Aretha Franklin SCIAMMARELLA |
Aretha Franklin
Abrigo de visón, manitas de cerdo
Aretha Franklin tuvo una racha extraordinaria pero luego se desaprovecharon sus dotes
17 de agosto de 2018
Esta historia de Aretha Franklin ocurre en un hotel de lujo neoyorquino. La cantante hace su entrada en el hall, con sus joyas y su abrigo de visón; ha estado de compras y aprieta contra su pecho una bolsa grande de papel de estraza. De repente, la bolsa revienta y su contenido se desparrama por el suelo encerado. Empleados y clientes se quedan horrorizados. Son productos de casquería y despojos: tripas, intestinos, morros, orejas, patas de cerdo. Como si nada tuviera que ver con ella, Aretha continúa andando hasta el ascensor y, sin mirar atrás, sube hacía su suite.
En la anécdota, intuimos a la verdadera Aretha. Una estrella capaz de dedicarse a cocinar la sabrosa comida sureña, la llamada soul food, en un hotel de Manhattan. Y también la diva altiva, preparada para ignorar los desastres causados por sus modos imperiales. La querencia por lo auténtico revela la profundidad de sus raíces, ese pozo de góspel ancestral –sin olvidar el blues- que ella utilizaba para exorcizar sus dolores íntimos.

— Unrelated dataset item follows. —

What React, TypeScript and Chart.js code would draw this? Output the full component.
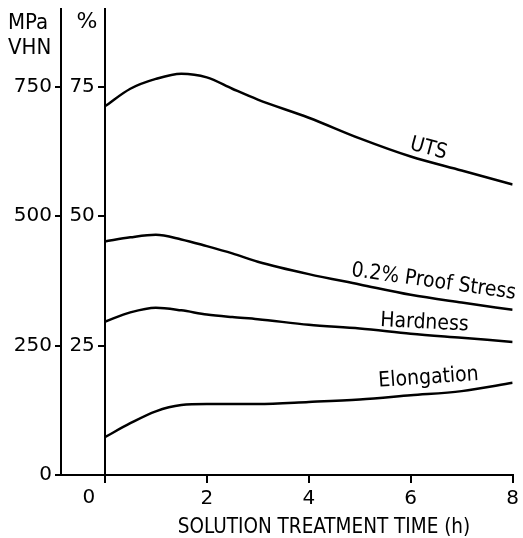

Y luego estaba la superestrella. Ella usaba sus exigencias como recordatorios de su naturaleza sobrehumana. Enemiga del aire acondicionado, hacía sufrir a los privilegiados que habían pagado cantidades desmesuradas para verla en directo. Su fobia a los aviones era la excusa perfecta para frustrar a los promotores europeos, que alegaban inútilmente que también se podía cruzar el Atlántico en barco.
Europa siempre ha sido una solución para artistas afroamericanos en momentos delicados de su carrera. Pero Aretha no buscaba la respetabilidad que proporcionan los escenarios británicos o franceses. Ella jugaba en otra liga, la del show business estadounidense, en tiempos donde eran pocas las mujeres que aspiraban a la Primera División. La rivalidad se establecía en cifras de venta, condiciones de contratos, honores oficiales, incluso en intangibles que solo ellas podían calibrar.
Sin embargo, no se discutían los méritos musicales. Y es posible que en eso también Aretha llevara ventajas. Según reconoció Jerry Wexler, uno de los hipsters de Atlantic que pilotaron su gran lanzamiento en 1967, ella era perfectamente capaz de producirse a sí misma y, de hecho, lo hizo en muchas de sus grabaciones. Solo que Wexler y compañía no le daban crédito, supuestamente para que no se le subiera a la cabeza.
Una excusa miserable, que oculta la lucha por las royalties de producción y el deseo inconfesable de aprovecharse de las inseguridades de Aretha. Como cualquier otra cantante, ella necesitaba retos y contrincantes musicales de altura, como se evidenció en Sparkle, el elepé de 1976 donde colaboró con Curtis Mayfielfd.
A partir de 1980, tras su fichaje por Arista, Aretha se habituó al automatismo de trabajar con productores acomodaticios -Narada Michael Walden, Luther Vandross. Michael Powell- que aseguraban tener el pulso del éxito: simplemente, ella tenía que aportar su voz monumental. Se deslizaba hacia la era de los duetos, que engolosinaban a los programadores de radios y que generaban éxitos tibios. Uno puede soñar que algún día se monte un Núremberg para juzgar a los responsables de juntarla con Puff Daddy o Kenny G.